This course introduces the concept of Policy Drift Detection Mechanisms within the Consumer LAP (Loan Against Property) Credit framework. It focuses on establishing mechanisms that detect misalignment between approved credit policies, intended risk appetite, and actual underwriting or portfolio management practices over time.
Learners will explore key assessment dimensions such as identifying emerging portfolio risks, monitoring corrective action effectiveness, evaluating collateral valuation practices, and overseeing legal and documentation checks, with an emphasis on independent validation and well-documented rationale. The course highlights how policy drift can develop gradually through repeated exceptions, inconsistent underwriting interpretation, operational pressures, changing market conditions, or weakened governance discipline. It also examines how effective detection mechanisms help institutions identify deviations early, strengthen escalation governance, maintain underwriting consistency, and preserve alignment with approved strategic objectives.

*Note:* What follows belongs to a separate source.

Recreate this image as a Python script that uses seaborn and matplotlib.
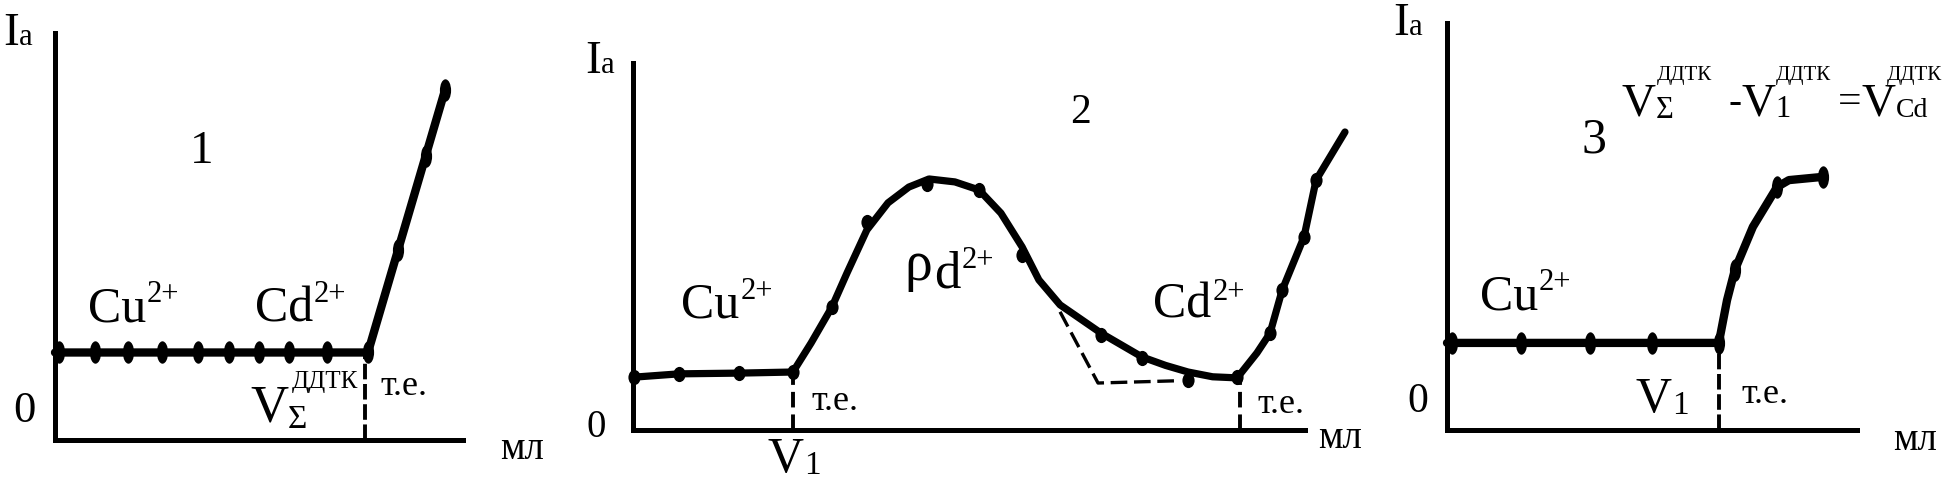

The course distinguishes policy drift detection mechanisms from broader operational procedure design, emphasizing their role in continuous surveillance, structured breach identification, exposure-level governance response, and corrective action management, whereas operational procedure design focuses on defining baseline workflows, execution standards, and procedural responsibilities. Each requires distinct evidence standards, ownership, and approval authority.
By the end of the course, participants will understand how to design, assess, and implement policy drift detection mechanisms in practice, particularly within Performance Management, MI, and Review Cadence. The course also emphasizes the role of the senior credit leader in setting portfolio limits, governing exception criteria, and driving strategic alignment across the Consumer LAP Credit function, ensuring disciplined oversight, proactive policy governance, and alignment with credit committee priorities.